In The Bridge of Spies, American lawyer James B. Donovan (Tom Hanks) is recruited to defend captured Russian spy, Rudolf Abel (Mark Rylance). At a downturn in the trial which could send Abel to the electric chair, and seeing Abel’s ever-present calm demeanor, Donovan turns to him and asks, “Do you never worry?” Abel’s reply: “Would it help?”
Acceptance. Radical acceptance. Abel demonstrates this acceptance – of himself, others, the situation – knowing exactly what he can do and what he can’t. He is completely in the present, focused neither on past failures and regrets nor future worries. He doesn’t allow any of that to live rent free in his head.
This is what founder of AA, Bill Wilson, called “emotional sobriety,” the ability to let go of our dependencies and need for things outside of our control to change in order to feel good about ourselves. It is what St. Ignatius referred to as “indifference,” the ability to let go of outcomes, and focus on living in “pursuit of the goal for which we have been created.” Indifference does not mean that we don’t care, rather that we care enough to live in the truth that allows us to accept that which we cannot change and have the courage to change what we can.

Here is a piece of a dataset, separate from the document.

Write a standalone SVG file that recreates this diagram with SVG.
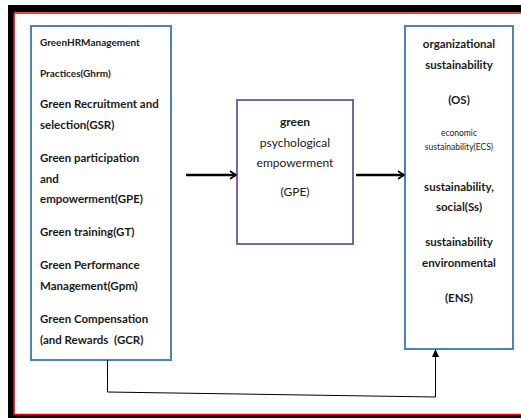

To do this brings an incredible freedom to our lives, yet one which is so difficult to attain in real time when we can feel imprisoned by our fears and addictions. It is no surprise that anxiety is the most prevalent mental health condition in our country – it is the antithesis of this radical acceptance and freedom. As Bill Wilson and St. Ignatius would no doubt agree, the answer is not a quick fix, but a spiritual journey on which we are invited. Where can we begin? Well, just for today if you notice yourself wanting to worry about something, step back, take a breath and ask yourself, “Would it help?”